Does anyone know where I can find one of these, one with an AGP slot? The one I recieved has no AGP and my old P4 system is running on a slow processor and SDRAM so it would be nice to use this until I get my build (just starting saving), but this one I was given has no AGP, so bummer.

Here's as much as I know offhand. Compaq dx2000 MT, Intel 865GV chipset, socket 478 CPU (currently has a 2.8GHz, 1M, 533MHz P4 Prescott). It uses 333MHz (PC2700) or 400MHz (PC3200) RAM and there's currently 512MB of PC3200 in it.

I don't know much else about the motherboard but I know there's an AGP version. I just got one without it and that's what I need. I tried e-Bay and a bit of Googling to no success.

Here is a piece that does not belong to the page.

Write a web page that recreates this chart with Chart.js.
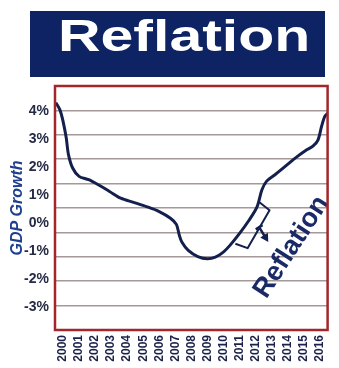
<!DOCTYPE html>
<html>
<head>
<meta charset="utf-8">
<title>Reflation</title>
<script src="https://cdn.jsdelivr.net/npm/chart.js@4.4.1/dist/chart.umd.min.js"></script>
<style>
  html, body { margin: 0; padding: 0; background: #fff; }
  #wrap { position: relative; width: 339px; height: 368px; }
  #banner {
    position: absolute; left: 30px; top: 11px; width: 295px; height: 66px;
    background: #0d2363; overflow: hidden;
  }
  #banner span {
    position: absolute; left: 28px; top: 0; line-height: 66px;
    font: bold 44px "Liberation Sans", Arial, sans-serif; color: #fff;
    transform: scaleX(1.34); transform-origin: left center; white-space: nowrap;
  }
  canvas { position: absolute; left: 0; top: 0; }
</style>
</head>
<body>
<div id="wrap">
  <canvas id="gdpChart" width="339" height="368"></canvas>
  <div id="banner"><span>Reflation</span></div>
</div>
<script>
// Year labels along the bottom
const years = [2000, 2001, 2002, 2003, 2004, 2005, 2006, 2007, 2008,
  2009, 2010, 2011, 2012, 2013, 2014, 2015, 2016];
// Percent labels on the left
const growthTicks = [4, 3, 2, 1, 0, -1, -2, -3];

// GDP growth curve (x = year, y = %)
const curveYears = [1999.55, 1999.8, 2000.0, 2000.2, 2000.34, 2000.6, 2001.0,
  2001.6, 2002.2, 2002.9, 2003.6, 2004.4, 2005.2, 2006.0, 2006.7, 2007.07,
  2007.25, 2007.41, 2007.81, 2008.41, 2009.0, 2009.5, 2010.0, 2010.41, 2011.0,
  2011.6, 2012.1, 2012.4, 2012.7, 2013.2, 2013.8, 2014.4, 2015.2, 2015.6,
  2015.9, 2016.12, 2016.32, 2016.5];
const curveGrowth = [4.31, 4.06, 3.65, 3.05, 2.45, 1.97, 1.67,
  1.55, 1.37, 1.13, 0.89, 0.74, 0.59, 0.41, 0.17, -0.05,
  -0.43, -0.68, -0.98, -1.2, -1.28, -1.22, -1.04, -0.8, -0.38,
  0.1, 0.58, 1.18, 1.5, 1.72, 2.0, 2.29, 2.62, 2.76,
  2.97, 3.45, 3.81, 3.93];

const navy = '#13204d';

// red frame, bracket, arrow and the slanted label
const decorations = {
  id: 'decorations',
  afterDraw(chart) {
    const { ctx, chartArea: a, scales: { x, y } } = chart;
    const px = (yr, g) => [x.getPixelForValue(yr), y.getPixelForValue(g)];

    ctx.save();
    // bracket next to the rising part of the curve
    const b = [px(2012.21, 0.76), px(2012.88, 0.46), px(2011.51, -0.9), px(2010.75, -0.74)];
    ctx.strokeStyle = navy;
    ctx.lineWidth = 2;
    ctx.lineJoin = 'round';
    ctx.beginPath();
    ctx.moveTo(b[0][0], b[0][1]);
    for (let i = 1; i < b.length; i++) ctx.lineTo(b[i][0], b[i][1]);
    ctx.stroke();

    // arrow
    const s = px(2012.23, -0.15), e = px(2012.8, -0.68);
    const ang = Math.atan2(e[1] - s[1], e[0] - s[0]);
    ctx.lineWidth = 2.5;
    ctx.beginPath();
    ctx.moveTo(s[0] - 4 * Math.sin(ang), s[1] + 4 * Math.cos(ang));
    ctx.lineTo(s[0] + 4 * Math.sin(ang), s[1] - 4 * Math.cos(ang));
    ctx.moveTo(s[0], s[1]);
    ctx.lineTo(e[0] - 5 * Math.cos(ang), e[1] - 5 * Math.sin(ang));
    ctx.stroke();
    ctx.fillStyle = navy;
    ctx.beginPath();
    ctx.moveTo(e[0], e[1]);
    ctx.lineTo(e[0] - 8 * Math.cos(ang) + 4.5 * Math.sin(ang), e[1] - 8 * Math.sin(ang) - 4.5 * Math.cos(ang));
    ctx.lineTo(e[0] - 8 * Math.cos(ang) - 4.5 * Math.sin(ang), e[1] - 8 * Math.sin(ang) + 4.5 * Math.cos(ang));
    ctx.closePath();
    ctx.fill();

    // slanted label
    const c = px(2014.25, -0.86);
    ctx.translate(c[0], c[1]);
    ctx.rotate(-57 * Math.PI / 180);
    ctx.font = 'bold 27px "Liberation Sans", Arial, sans-serif';
    ctx.fillStyle = '#1a2a66';
    ctx.textAlign = 'center';
    ctx.textBaseline = 'middle';
    ctx.fillText('Reflation', 0, 0);
    ctx.restore();

    // frame
    ctx.save();
    ctx.strokeStyle = '#a3262b';
    ctx.lineWidth = 2.5;
    ctx.strokeRect(a.left, a.top, a.right - a.left, a.bottom - a.top);
    ctx.restore();
  }
};

new Chart(document.getElementById('gdpChart'), {
  type: 'line',
  data: {
    datasets: [{
      data: curveYears.map((yr, i) => ({ x: yr, y: curveGrowth[i] })),
      borderColor: navy,
      borderWidth: 3,
      pointRadius: 0,
      tension: 0.3,
      fill: false
    }]
  },
  options: {
    responsive: false,
    animation: false,
    layout: { padding: { top: 86, left: 0, right: 0, bottom: 0 } },
    plugins: { legend: { display: false }, tooltip: { enabled: false } },
    scales: {
      x: {
        type: 'linear',
        min: 1999.5,
        max: 2016.5,
        grid: { display: false, drawTicks: false },
        border: { display: false },
        afterBuildTicks: axis => { axis.ticks = years.map(v => ({ value: v })); },
        afterFit: axis => { axis.height = 38; },
        ticks: {
          autoSkip: false,
          minRotation: 90,
          maxRotation: 90,
          padding: 5,
          color: '#1b2148',
          font: { family: '"Liberation Sans", Arial, sans-serif', size: 12, weight: 'bold' },
          callback: v => String(v)
        }
      },
      y: {
        position: 'left',
        min: -3.83,
        max: 4.906,
        grid: { display: false, drawTicks: false },
        border: { display: false },
        afterBuildTicks: axis => { axis.ticks = growthTicks.map(v => ({ value: v })); },
        afterFit: axis => { axis.width = 55; },
        title: {
          display: true,
          text: 'GDP Growth',
          color: '#1f3f8f',
          padding: { top: 8, bottom: 0 },
          font: { family: '"Liberation Sans", Arial, sans-serif', size: 16, weight: 'bold', style: 'italic' }
        },
        ticks: {
          padding: 6,
          color: '#262b45',
          font: { family: '"Liberation Sans", Arial, sans-serif', size: 14, weight: 'bold' },
          callback: v => v + '%'
        }
      },
      yGrid: {
        position: 'right',
        min: 0,
        max: 10,
        afterFit: axis => { axis.width = 1; },
        border: { display: false },
        grid: { color: '#a59898', lineWidth: 1.5, drawTicks: false },
        ticks: { display: false, stepSize: 1 }
      }
    }
  },
  plugins: [decorations]
});
</script>
</body>
</html>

Alternatively, can I use any other micro ATX motherboards? The case does need micro ATX. I know Dell uses proprietary components like special PSU connections and whatnot that make changing the motherboard almost impossible. I heard that Compaq/HP do this but I don't know.


----------



## Cactus0123 (Jun 27, 2006)

Sorry for the multiple post (couldn't find an edit button), but I found a few similar other motherboards (though not the exact same). The power connectors, most specs, and everything seem to be the same, so I'm pretty sure I have this answered.


----------



## havbek (Jun 11, 2009)

J35 Main power switch/LED pins


----------